● **Data lines**:
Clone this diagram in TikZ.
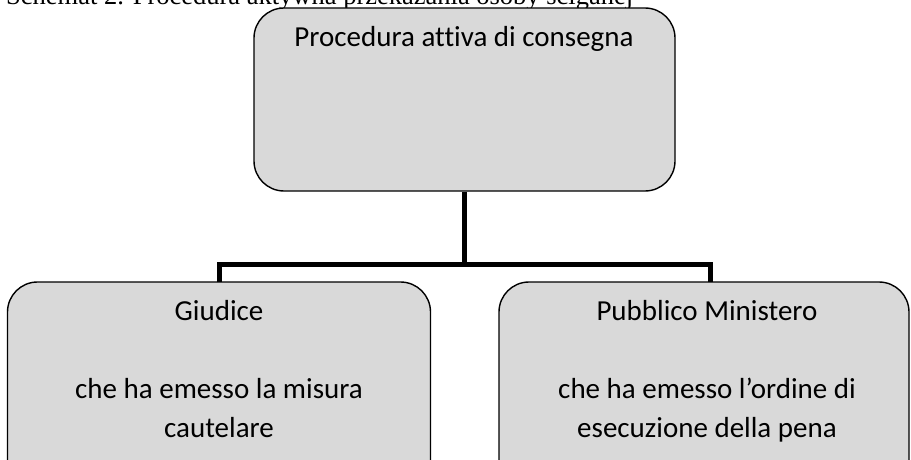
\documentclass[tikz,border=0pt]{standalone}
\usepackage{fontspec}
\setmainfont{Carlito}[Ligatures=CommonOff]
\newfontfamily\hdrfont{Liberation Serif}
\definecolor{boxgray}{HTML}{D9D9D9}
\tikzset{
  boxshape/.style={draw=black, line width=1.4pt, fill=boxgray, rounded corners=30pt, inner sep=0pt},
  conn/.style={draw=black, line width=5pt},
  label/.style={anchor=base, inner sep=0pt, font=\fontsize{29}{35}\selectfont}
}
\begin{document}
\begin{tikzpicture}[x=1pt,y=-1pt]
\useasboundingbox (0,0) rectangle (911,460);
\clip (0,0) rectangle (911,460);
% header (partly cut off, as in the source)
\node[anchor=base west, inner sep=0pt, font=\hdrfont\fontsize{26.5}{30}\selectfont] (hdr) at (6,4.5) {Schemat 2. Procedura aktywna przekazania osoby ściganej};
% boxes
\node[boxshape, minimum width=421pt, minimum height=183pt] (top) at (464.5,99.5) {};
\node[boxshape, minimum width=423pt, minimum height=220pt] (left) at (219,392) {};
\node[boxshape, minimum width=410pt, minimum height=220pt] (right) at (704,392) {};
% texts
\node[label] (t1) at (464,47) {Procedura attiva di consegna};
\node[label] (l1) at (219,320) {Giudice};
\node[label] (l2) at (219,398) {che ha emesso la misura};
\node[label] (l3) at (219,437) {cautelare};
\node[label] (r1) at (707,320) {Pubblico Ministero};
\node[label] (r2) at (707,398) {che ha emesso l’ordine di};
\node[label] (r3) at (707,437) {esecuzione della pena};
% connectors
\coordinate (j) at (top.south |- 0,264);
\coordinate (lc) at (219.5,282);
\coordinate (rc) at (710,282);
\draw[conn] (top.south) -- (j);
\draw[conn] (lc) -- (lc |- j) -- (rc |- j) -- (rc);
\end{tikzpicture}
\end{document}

● **Exercise aim**:
Reproduce the listing above exactly, excluding all pictures.

● **Exercise response**:
Clone this diagram in TikZ.
\documentclass[tikz,border=0pt]{standalone}
\usepackage{fontspec}
\setmainfont{Carlito}[Ligatures=CommonOff]
\newfontfamily\hdrfont{Liberation Serif}
\definecolor{boxgray}{HTML}{D9D9D9}
\tikzset{
  boxshape/.style={draw=black, line width=1.4pt, fill=boxgray, rounded corners=30pt, inner sep=0pt},
  conn/.style={draw=black, line width=5pt},
  label/.style={anchor=base, inner sep=0pt, font=\fontsize{29}{35}\selectfont}
}
\begin{document}
\begin{tikzpicture}[x=1pt,y=-1pt]
\useasboundingbox (0,0) rectangle (911,460);
\clip (0,0) rectangle (911,460);
% header (partly cut off, as in the source)
\node[anchor=base west, inner sep=0pt, font=\hdrfont\fontsize{26.5}{30}\selectfont] (hdr) at (6,4.5) {Schemat 2. Procedura aktywna przekazania osoby ściganej};
% boxes
\node[boxshape, minimum width=421pt, minimum height=183pt] (top) at (464.5,99.5) {};
\node[boxshape, minimum width=423pt, minimum height=220pt] (left) at (219,392) {};
\node[boxshape, minimum width=410pt, minimum height=220pt] (right) at (704,392) {};
% texts
\node[label] (t1) at (464,47) {Procedura attiva di consegna};
\node[label] (l1) at (219,320) {Giudice};
\node[label] (l2) at (219,398) {che ha emesso la misura};
\node[label] (l3) at (219,437) {cautelare};
\node[label] (r1) at (707,320) {Pubblico Ministero};
\node[label] (r2) at (707,398) {che ha emesso l’ordine di};
\node[label] (r3) at (707,437) {esecuzione della pena};
% connectors
\coordinate (j) at (top.south |- 0,264);
\coordinate (lc) at (219.5,282);
\coordinate (rc) at (710,282);
\draw[conn] (top.south) -- (j);
\draw[conn] (lc) -- (lc |- j) -- (rc |- j) -- (rc);
\end{tikzpicture}
\end{document}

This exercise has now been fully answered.